**Your objective**
Reproduce the material word for word; the images stay out.

**Given material**
** Begin **

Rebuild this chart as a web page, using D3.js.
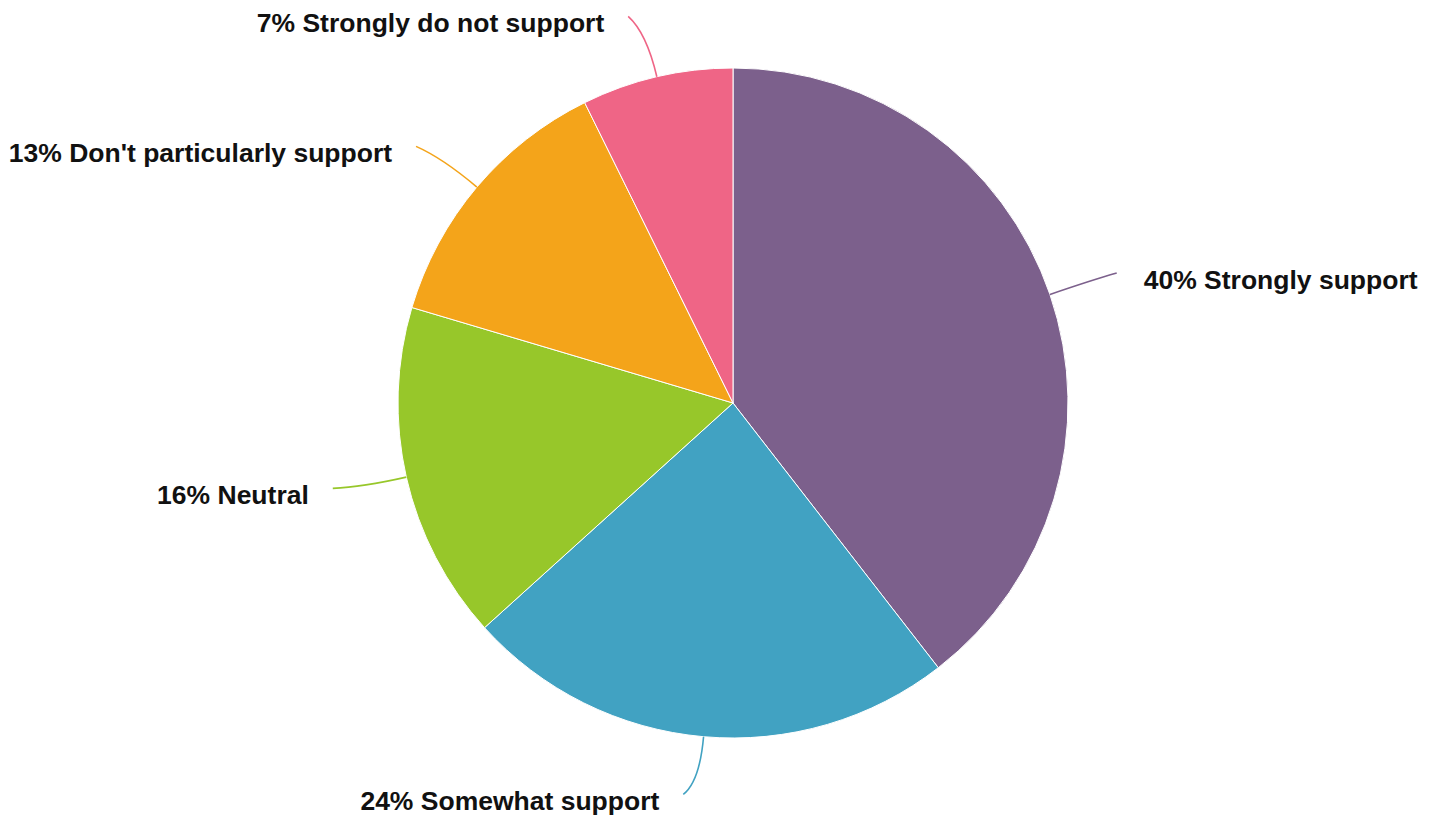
<!DOCTYPE html>
<html>
<head>
<meta charset="utf-8">
<script src="https://cdn.jsdelivr.net/npm/d3@7"></script>
<style>
  body { margin: 0; background: #fff; }
  text { font-family: 'Liberation Sans', Arial, sans-serif; font-weight: bold; }
</style>
</head>
<body>
<div class="container"></div>
<script>
const categories = ['Strongly support', 'Somewhat support', 'Neutral', "Don't particularly support", 'Strongly do not support'];
const values = [39.5, 23.8, 16.3, 13.1, 7.3];
const colors = ['#7c608c', '#41a2c2', '#97c72a', '#f4a41a', '#ef6586'];

const width = 1433;
const height = 818;
const cx = 733;
const cy = 403;
const radius = 335;

const svg = d3
  .select('.container')
  .append('svg')
  .attr('width', width)
  .attr('height', height);

const g = svg.append('g').attr('transform', `translate(${cx},${cy})`);

const pie = d3.pie().sort(null).value((d) => d.value);
const arcs = pie(categories.map((c, i) => ({ name: c, value: values[i], color: colors[i] })));
const total = d3.sum(values);

const arc = d3.arc().innerRadius(0).outerRadius(radius);

g.selectAll('path.slice')
  .data(arcs)
  .enter()
  .append('path')
  .attr('class', 'slice')
  .attr('d', arc)
  .attr('fill', (d) => d.data.color)
  .attr('stroke', '#fff')
  .attr('stroke-width', 1);

// point at radius r along the slice's middle angle
const polar = (d, r) => {
  const a = (d.startAngle + d.endAngle) / 2;
  return [r * Math.sin(a), -r * Math.cos(a)];
};
const isRight = (d) => (d.startAngle + d.endAngle) / 2 < Math.PI;

const lineEnd = (d) => {
  const p = polar(d, radius + 60);
  return [p[0] + (isRight(d) ? 10 : -15), p[1] - 2];
};

g.selectAll('path.leader')
  .data(arcs)
  .enter()
  .append('path')
  .attr('class', 'leader')
  .attr('fill', 'none')
  .attr('stroke', (d) => d.data.color)
  .attr('stroke-width', 1.6)
  .attr('d', (d) => {
    const p0 = polar(d, radius);
    const c = polar(d, radius + 45);
    const p1 = lineEnd(d);
    return `M${p0[0]},${p0[1]}Q${c[0]},${c[1]} ${p1[0]},${p1[1]}`;
  });

g.selectAll('text.label')
  .data(arcs)
  .enter()
  .append('text')
  .attr('class', 'label')
  .attr('x', (d) => lineEnd(d)[0] + (isRight(d) ? 27 : -24))
  .attr('y', (d) => lineEnd(d)[1] + 16)
  .attr('text-anchor', (d) => (isRight(d) ? 'start' : 'end'))
  .style('font-size', '26.5px')
  .attr('fill', '#111')
  .text((d) => `${Math.round((d.data.value / total) * 100)}% ${d.data.name}`);
</script>
</body>
</html>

** End **

**Written solution**
Rebuild this chart as a web page, using D3.js.
<!DOCTYPE html>
<html>
<head>
<meta charset="utf-8">
<script src="https://cdn.jsdelivr.net/npm/d3@7"></script>
<style>
  body { margin: 0; background: #fff; }
  text { font-family: 'Liberation Sans', Arial, sans-serif; font-weight: bold; }
</style>
</head>
<body>
<div class="container"></div>
<script>
const categories = ['Strongly support', 'Somewhat support', 'Neutral', "Don't particularly support", 'Strongly do not support'];
const values = [39.5, 23.8, 16.3, 13.1, 7.3];
const colors = ['#7c608c', '#41a2c2', '#97c72a', '#f4a41a', '#ef6586'];

const width = 1433;
const height = 818;
const cx = 733;
const cy = 403;
const radius = 335;

const svg = d3
  .select('.container')
  .append('svg')
  .attr('width', width)
  .attr('height', height);

const g = svg.append('g').attr('transform', `translate(${cx},${cy})`);

const pie = d3.pie().sort(null).value((d) => d.value);
const arcs = pie(categories.map((c, i) => ({ name: c, value: values[i], color: colors[i] })));
const total = d3.sum(values);

const arc = d3.arc().innerRadius(0).outerRadius(radius);

g.selectAll('path.slice')
  .data(arcs)
  .enter()
  .append('path')
  .attr('class', 'slice')
  .attr('d', arc)
  .attr('fill', (d) => d.data.color)
  .attr('stroke', '#fff')
  .attr('stroke-width', 1);

// point at radius r along the slice's middle angle
const polar = (d, r) => {
  const a = (d.startAngle + d.endAngle) / 2;
  return [r * Math.sin(a), -r * Math.cos(a)];
};
const isRight = (d) => (d.startAngle + d.endAngle) / 2 < Math.PI;

const lineEnd = (d) => {
  const p = polar(d, radius + 60);
  return [p[0] + (isRight(d) ? 10 : -15), p[1] - 2];
};

g.selectAll('path.leader')
  .data(arcs)
  .enter()
  .append('path')
  .attr('class', 'leader')
  .attr('fill', 'none')
  .attr('stroke', (d) => d.data.color)
  .attr('stroke-width', 1.6)
  .attr('d', (d) => {
    const p0 = polar(d, radius);
    const c = polar(d, radius + 45);
    const p1 = lineEnd(d);
    return `M${p0[0]},${p0[1]}Q${c[0]},${c[1]} ${p1[0]},${p1[1]}`;
  });

g.selectAll('text.label')
  .data(arcs)
  .enter()
  .append('text')
  .attr('class', 'label')
  .attr('x', (d) => lineEnd(d)[0] + (isRight(d) ? 27 : -24))
  .attr('y', (d) => lineEnd(d)[1] + 16)
  .attr('text-anchor', (d) => (isRight(d) ? 'start' : 'end'))
  .style('font-size', '26.5px')
  .attr('fill', '#111')
  .text((d) => `${Math.round((d.data.value / total) * 100)}% ${d.data.name}`);
</script>
</body>
</html>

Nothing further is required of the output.